* Directions:
Transcribe the material verbatim in full; the pictures do not belong in the copy.
##############################
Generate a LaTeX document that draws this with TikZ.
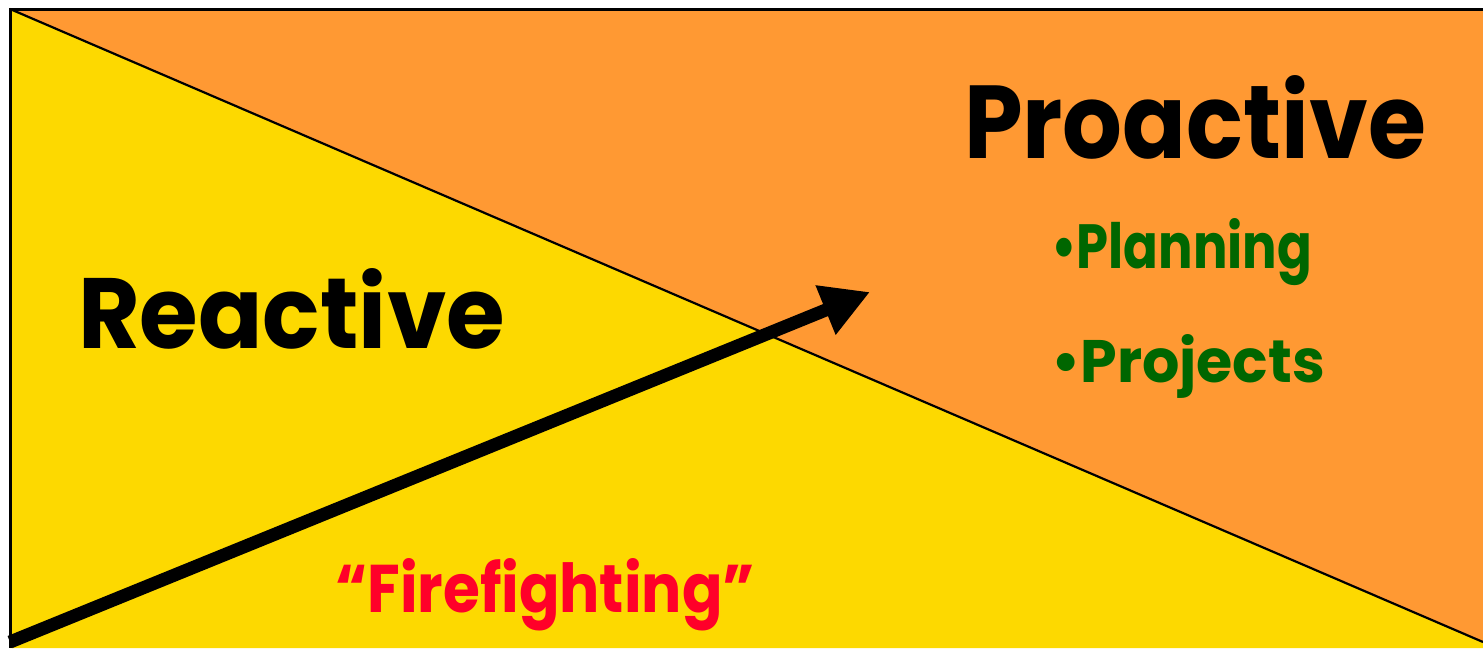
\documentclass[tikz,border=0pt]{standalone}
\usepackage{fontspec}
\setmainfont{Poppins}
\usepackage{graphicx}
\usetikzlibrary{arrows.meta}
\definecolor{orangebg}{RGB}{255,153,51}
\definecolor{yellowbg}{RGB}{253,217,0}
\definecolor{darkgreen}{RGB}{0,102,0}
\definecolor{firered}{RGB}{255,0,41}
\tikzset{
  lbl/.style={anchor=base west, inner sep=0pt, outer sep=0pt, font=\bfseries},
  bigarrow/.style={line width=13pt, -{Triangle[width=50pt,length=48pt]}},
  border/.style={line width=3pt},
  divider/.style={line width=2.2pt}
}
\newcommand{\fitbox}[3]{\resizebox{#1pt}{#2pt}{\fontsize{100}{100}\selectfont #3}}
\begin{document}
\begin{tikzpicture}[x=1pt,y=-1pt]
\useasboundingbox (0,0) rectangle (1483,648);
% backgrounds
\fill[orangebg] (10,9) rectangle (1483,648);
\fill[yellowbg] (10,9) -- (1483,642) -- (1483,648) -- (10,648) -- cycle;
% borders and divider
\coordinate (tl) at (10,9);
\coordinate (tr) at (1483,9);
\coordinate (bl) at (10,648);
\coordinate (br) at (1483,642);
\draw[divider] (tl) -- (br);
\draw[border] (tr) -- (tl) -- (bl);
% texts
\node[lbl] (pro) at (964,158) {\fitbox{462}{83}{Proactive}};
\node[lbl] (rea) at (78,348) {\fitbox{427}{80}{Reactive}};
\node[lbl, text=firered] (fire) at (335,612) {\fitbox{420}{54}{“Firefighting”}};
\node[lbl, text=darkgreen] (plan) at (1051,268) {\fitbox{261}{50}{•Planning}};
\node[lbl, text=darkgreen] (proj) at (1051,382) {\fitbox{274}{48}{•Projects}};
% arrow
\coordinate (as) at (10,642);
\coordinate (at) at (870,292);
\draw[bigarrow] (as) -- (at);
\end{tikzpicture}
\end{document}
##############################
* Solution for this task:
Generate a LaTeX document that draws this with TikZ.
\documentclass[tikz,border=0pt]{standalone}
\usepackage{fontspec}
\setmainfont{Poppins}
\usepackage{graphicx}
\usetikzlibrary{arrows.meta}
\definecolor{orangebg}{RGB}{255,153,51}
\definecolor{yellowbg}{RGB}{253,217,0}
\definecolor{darkgreen}{RGB}{0,102,0}
\definecolor{firered}{RGB}{255,0,41}
\tikzset{
  lbl/.style={anchor=base west, inner sep=0pt, outer sep=0pt, font=\bfseries},
  bigarrow/.style={line width=13pt, -{Triangle[width=50pt,length=48pt]}},
  border/.style={line width=3pt},
  divider/.style={line width=2.2pt}
}
\newcommand{\fitbox}[3]{\resizebox{#1pt}{#2pt}{\fontsize{100}{100}\selectfont #3}}
\begin{document}
\begin{tikzpicture}[x=1pt,y=-1pt]
\useasboundingbox (0,0) rectangle (1483,648);
% backgrounds
\fill[orangebg] (10,9) rectangle (1483,648);
\fill[yellowbg] (10,9) -- (1483,642) -- (1483,648) -- (10,648) -- cycle;
% borders and divider
\coordinate (tl) at (10,9);
\coordinate (tr) at (1483,9);
\coordinate (bl) at (10,648);
\coordinate (br) at (1483,642);
\draw[divider] (tl) -- (br);
\draw[border] (tr) -- (tl) -- (bl);
% texts
\node[lbl] (pro) at (964,158) {\fitbox{462}{83}{Proactive}};
\node[lbl] (rea) at (78,348) {\fitbox{427}{80}{Reactive}};
\node[lbl, text=firered] (fire) at (335,612) {\fitbox{420}{54}{“Firefighting”}};
\node[lbl, text=darkgreen] (plan) at (1051,268) {\fitbox{261}{50}{•Planning}};
\node[lbl, text=darkgreen] (proj) at (1051,382) {\fitbox{274}{48}{•Projects}};
% arrow
\coordinate (as) at (10,642);
\coordinate (at) at (870,292);
\draw[bigarrow] (as) -- (at);
\end{tikzpicture}
\end{document}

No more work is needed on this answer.